First-Principles Study of Mg-Induced Phase Stabilization in Ga$_2$O$_3$ polymorphs

TL;DR

This study uses density functional theory to explore how magnesium incorporation affects the phase stability of Ga₂O₃ polymorphs, explaining experimental stabilization of the γ phase during epitaxial growth.

Contribution

It provides a first-principles thermodynamic analysis showing Mg reduces energy differences among Ga₂O₃ phases, highlighting entropy's role in stabilizing the γ phase.

Findings

Mg incorporation decreases energy differences between phases

γ phase becomes more stable with Mg due to entropy effects

Results explain experimental stabilization of γ phase on MgAl₂O₄ substrates

Abstract

In this study, we investigate the effect of Mg incorporation on the relative phase stability of the four primary Ga$_2$O$_3$ polymorphs using density functional theory (DFT) calculations, with the goal of rationalizing experimental observations suggesting that diffusion from MgAl$_2$O$_4$ substrates contributes to relative stabilization of the $\gamma$ phase.
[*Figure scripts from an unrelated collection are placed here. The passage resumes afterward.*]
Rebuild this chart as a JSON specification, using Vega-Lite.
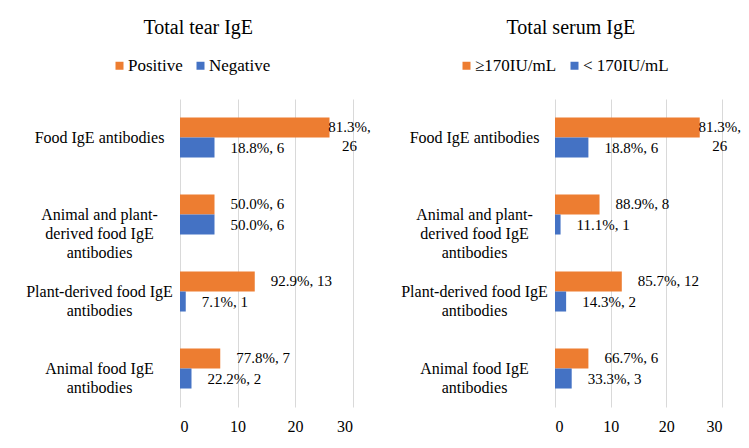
{
  "$schema": "https://vega.github.io/schema/vega-lite/v6.json",
  "background": "white",
  "padding": {"left": 25, "top": 18, "right": 0, "bottom": 5},
  "config": {
    "font": "Liberation Serif",
    "view": {"stroke": null},
    "style": {"guide-label": {"font": "Liberation Serif", "fill": "#000"}, "guide-title": {"font": "Liberation Serif"}},
    "axis": {"labelFont": "Liberation Serif", "labelColor": "#000", "labelFontSize": 16, "domain": false, "ticks": false, "title": null},
    "legend": {"labelFont": "Liberation Serif", "labelFontSize": 17, "labelColor": "#000", "symbolType": "square", "symbolSize": 64, "symbolStrokeWidth": 0, "orient": "none", "direction": "horizontal", "title": null, "columnPadding": 9, "labelOffset": 0},
    "title": {"font": "Liberation Serif", "fontSize": 20, "fontWeight": "normal", "color": "#000", "frame": "bounds", "offset": 19},
    "text": {"font": "Liberation Serif", "fontSize": 15, "color": "#000"}
  },
  "datasets": {
    "tear": [
      {"category": "Food IgE antibodies", "series": "Positive", "value": 26, "label": "81.3%, 26"},
      {"category": "Food IgE antibodies", "series": "Negative", "value": 6, "label": "18.8%, 6"},
      {"category": "Animal and plant-derived food IgE antibodies", "series": "Positive", "value": 6, "label": "50.0%, 6"},
      {"category": "Animal and plant-derived food IgE antibodies", "series": "Negative", "value": 6, "label": "50.0%, 6"},
      {"category": "Plant-derived food IgE antibodies", "series": "Positive", "value": 13, "label": "92.9%, 13"},
      {"category": "Plant-derived food IgE antibodies", "series": "Negative", "value": 1, "label": "7.1%, 1"},
      {"category": "Animal food IgE antibodies", "series": "Positive", "value": 7, "label": "77.8%, 7"},
      {"category": "Animal food IgE antibodies", "series": "Negative", "value": 2, "label": "22.2%, 2"}
    ],
    "serum": [
      {"category": "Food IgE antibodies", "series": "≥170IU/mL", "value": 26, "label": "81.3%, 26"},
      {"category": "Food IgE antibodies", "series": "< 170IU/mL", "value": 6, "label": "18.8%, 6"},
      {"category": "Animal and plant-derived food IgE antibodies", "series": "≥170IU/mL", "value": 8, "label": "88.9%, 8"},
      {"category": "Animal and plant-derived food IgE antibodies", "series": "< 170IU/mL", "value": 1, "label": "11.1%, 1"},
      {"category": "Plant-derived food IgE antibodies", "series": "≥170IU/mL", "value": 12, "label": "85.7%, 12"},
      {"category": "Plant-derived food IgE antibodies", "series": "< 170IU/mL", "value": 2, "label": "14.3%, 2"},
      {"category": "Animal food IgE antibodies", "series": "≥170IU/mL", "value": 6, "label": "66.7%, 6"},
      {"category": "Animal food IgE antibodies", "series": "< 170IU/mL", "value": 3, "label": "33.3%, 3"}
    ]
  },
  "resolve": {"scale": {"color": "independent", "yOffset": "independent", "y": "independent", "x": "independent"}},
  "spacing": 29,
  "hconcat": [
    {
      "title": {"text": "Total tear IgE"},
      "width": 172.5,
      "height": 308,
      "data": {"name": "tear"},
      "encoding": {
        "y": {"field": "category", "type": "nominal", "sort": null,
          "scale": {"paddingInner": 0.48, "paddingOuter": 0.24},
          "axis": {"labelAlign": "center", "labelPadding": 81, "labelLineHeight": 19, "grid": false, "labelFont": "Liberation Serif", "labelFontSize": 16,
            "labelExpr": "datum.value == 'Animal and plant-derived food IgE antibodies' ? ['Animal and plant-', 'derived food IgE', 'antibodies'] : datum.value == 'Plant-derived food IgE antibodies' ? ['Plant-derived food IgE', 'antibodies'] : datum.value == 'Animal food IgE antibodies' ? ['Animal food IgE', 'antibodies'] : datum.value"}},
        "yOffset": {"field": "series", "type": "nominal", "sort": null, "scale": {"paddingInner": 0, "paddingOuter": 0}},
        "x": {"field": "value", "type": "quantitative", "scale": {"domain": [0, 30], "nice": false},
          "axis": {"values": [0, 10, 20, 30], "grid": true, "gridColor": "#D9D9D9", "labelPadding": 11, "labelFont": "Liberation Serif", "labelFontSize": 16}}
      },
      "layer": [
        {"mark": {"type": "bar"},
         "encoding": {"color": {"field": "series", "type": "nominal", "sort": null,
           "scale": {"domain": ["Positive", "Negative"], "range": ["#ED7D31", "#4472C4"]},
           "legend": {"legendX": -69, "legendY": -42, "labelFont": "Liberation Serif"}}}},
        {"transform": [{"filter": "datum.value < 20"}],
         "mark": {"type": "text", "align": "left", "dx": 16, "font": "Liberation Serif"},
         "encoding": {"text": {"field": "label"}}},
        {"transform": [{"filter": "datum.value >= 20"}],
         "mark": {"type": "text", "align": "center", "dx": 20, "lineBreak": " ", "lineHeight": 19, "font": "Liberation Serif"},
         "encoding": {"text": {"field": "label"}}}
      ]
    },
    {
      "title": {"text": "Total serum IgE"},
      "width": 167,
      "height": 308,
      "data": {"name": "serum"},
      "encoding": {
        "y": {"field": "category", "type": "nominal", "sort": null,
          "scale": {"paddingInner": 0.48, "paddingOuter": 0.24},
          "axis": {"labelAlign": "center", "labelPadding": 81, "labelLineHeight": 19, "grid": false, "labelFont": "Liberation Serif", "labelFontSize": 16,
            "labelExpr": "datum.value == 'Animal and plant-derived food IgE antibodies' ? ['Animal and plant-', 'derived food IgE', 'antibodies'] : datum.value == 'Plant-derived food IgE antibodies' ? ['Plant-derived food IgE', 'antibodies'] : datum.value == 'Animal food IgE antibodies' ? ['Animal food IgE', 'antibodies'] : datum.value"}},
        "yOffset": {"field": "series", "type": "nominal", "sort": null, "scale": {"paddingInner": 0, "paddingOuter": 0}},
        "x": {"field": "value", "type": "quantitative", "scale": {"domain": [0, 30], "nice": false},
          "axis": {"values": [0, 10, 20, 30], "grid": true, "gridColor": "#D9D9D9", "labelPadding": 11, "labelFont": "Liberation Serif", "labelFontSize": 16}}
      },
      "layer": [
        {"mark": {"type": "bar"},
         "encoding": {"color": {"field": "series", "type": "nominal", "sort": null,
           "scale": {"domain": ["≥170IU/mL", "< 170IU/mL"], "range": ["#ED7D31", "#4472C4"]},
           "legend": {"legendX": -97, "legendY": -42, "labelFont": "Liberation Serif"}}}},
        {"transform": [{"filter": "datum.value < 20"}],
         "mark": {"type": "text", "align": "left", "dx": 16, "font": "Liberation Serif"},
         "encoding": {"text": {"field": "label"}}},
        {"transform": [{"filter": "datum.value >= 20"}],
         "mark": {"type": "text", "align": "center", "dx": 20, "lineBreak": " ", "lineHeight": 19, "font": "Liberation Serif"},
         "encoding": {"text": {"field": "label"}}}
      ]
    }
  ]
}
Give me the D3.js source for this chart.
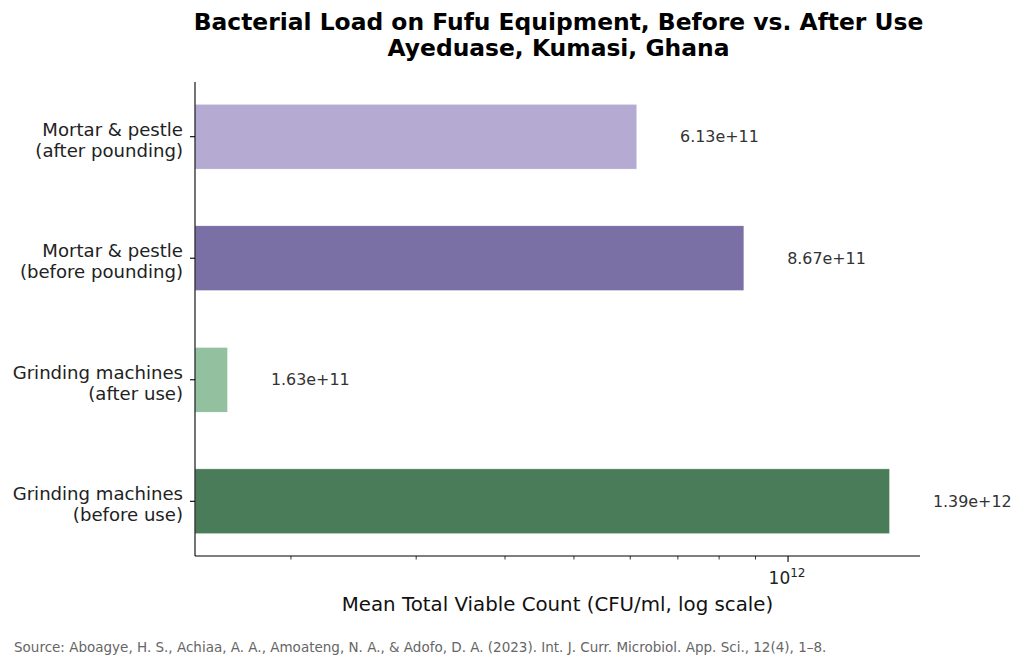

Mg incorporation is modeled up to 25% of Ga sites within supercells derived from fully relaxed unit cells of each polymorph. Our results show that while $\beta$-Ga$_2$O$_3$ remains the thermodynamically most stable phase, the enthalpic differences between polymorphs decrease with increasing Mg content. The inherently disordered $\gamma$ phase, with its high configurational entropy, becomes less energetically unfavorable under Mg substitution, suggesting that entropy-driven stabilization may facilitate its formation under high-temperature and/or nonequilibrium growth conditions such as those previously reported. These findings provide a thermodynamic rationale for the experimental observation of the $\gamma$ phase during epitaxial growth on MgAl$_2$O$_4$ spinel substrates.